Post # 1
I had a great one and now I can’t find it – I love squash soup and have to stop buying it every day for lunch ($6 x 5 x 4 = $120 on SOUP in a month). It’s not every day, but at least twice a week!
Please, share your recipes with me!
Post # 3
I do a few different soups with squash. I love roasting squash and garlic, and then using that in broth with sauteed onions and ginger, cumin, a little chili or cayenne; we usually blend it so it’s a smooth soup. Or I’ll roast pieces of squash or pumpkin and put that in soup with yellow split peas, pieces of carrot, sauteed greens, and lots of spice.
Post # 4
i don’t have a recipe i follow, i make it up as i go.
saute onions and garlic with some oil in large stock pot
slice 4ish zuchinis, can be green or yellow
slice 4-5 carrots
cut up 1-2 butternut squash
add broth to cover bottom of pot and simmer
add more broth depending how soupy you want it
season to taste with whatever seasonings you like
(maybe today you are in a nutmeg/cinnamon mood and another time you are in a salt and pepper mood)
use an immersion blender to smooth out the chunks.
i like mine thicker with a little bit of texture.
you can also add butter, cream/milk, white wine, etc.
when i eat mine, it is almost like pureed butternut squash with no added cream or butter.
Post # 5
equal parts pumpkin and butternut squash, roasted and pureed
add chicken broth to desired consistency
add salt pepper and sage to taste
simmer till cooked – to taste
so easy and delicious!
Post # 6
@MsGinkgo: I have a squash hater proof recipe! (the squash hater is me by the way :P)
Cut squash in half, bake (face down? Face up? I ne’er remember and I tend to do it one way or the other depending on the day)
Chop onion (shallots give it a good dimension if you like prices like 2.98/lb but I’m too poor for that, onions do te job) and carrots and celery. I like to squeeze in extra veggies here.. A little rutabaga wouldn’t hurt 😉 toss the veggies with some heat resistant oil (like grapeseed) and spices (since you’re trying to match another soup, go wild and change it up here until the flavours are right. Throw the veggies and squash in the oven, cut the top off a garlic, dab in oil and roast that as well.
*The roasting is the crucial step for tht delicious taste!! At least in my opinion.

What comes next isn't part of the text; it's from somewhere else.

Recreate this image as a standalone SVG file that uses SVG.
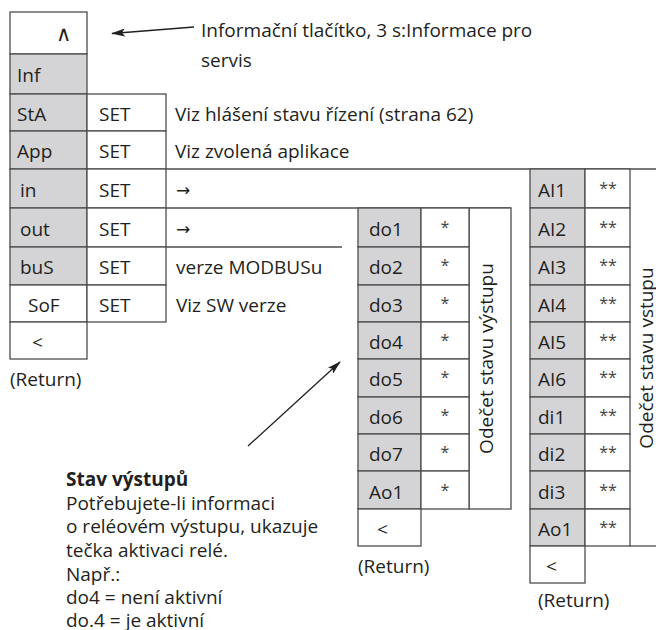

Since I’ve made this one, I’ve experimented with others and when I don’t roast the veggies, I don’t like the soup. It really seems to give the soup the right flavour!*
Once the veggies are roasted, put veggies, squash and peeled garlic in a pot (I like to toss it in te crockpot so I can just forget about it for an hour or two) cover with veggie or chicken stock and about half a can of coconut milk. Let it all simmer then blend it up and enjoy!
*If you’re going to freeze any, DONT ADD the coconut milk until you defrost!! I like to freeze individual portions in ziplocks, lay them flat and then freeze. When you want some, pull one out, toss it in a bowl of cold water and it’s ready to reheat in no time!!
Good luck with your soup mission!! Now you have me really wishing it was Christmas break already so I can cook!
Post # 7
– Cut a butternut squash in half and scoop out seeds. Place face down in a baking dish with several apples (cored and sliced), onions (cut into chunks), and 1/2 C. to a C. of cider (depending on the size of the squash and the baking dish – you can cut the squash into chunks to get it to fit in the dish if necessary). Sprinkle with salt, pepper, and thyme; daub with a few pats of butter; cover with foil and roast @350, about 45 min-1 hr (until most of the cider is absorbed).
– In a soup pot, heat vegetable broth (or you can use chicken broth if you don’t need to make a vegetarian version) and add the roasted apples, onions, and any remaining cider from the bottom of the baking dish. Scrape the flesh of the squash away from the peel and add to the soup pot (it should be soft and scrape away pretty easily). Season with cinnamon, nutmeg, and ground coriander; puree until smooth with an immersion blender. Adjust seasonings (including salt) to taste.
– if desired, cook up some brown and/or wild rice and stir into soup for more body. Finish with a little bit of cream (as you serve it into individual bowls) and garnish with dried cranberries and pumpkin seeds. Serve with good bread (sourdough and/or multigrain go well with this recipe).
Post # 8
All the suggestions so far as really good. I like mine a squash/red pepper soup and I like it with cream, curry powder and cumin.
Post # 9
I’ve made a couple of different recipes… my favorite is to add maple… mmm mmm!!
Post # 10
@futuremrs1986: This is what I ended up doing (hadn’t seen your post) I’d seen apple juice suggestions, but I didn’t have any. Happened to have some real maple syrup in the fridge, a little of that – PERFECT!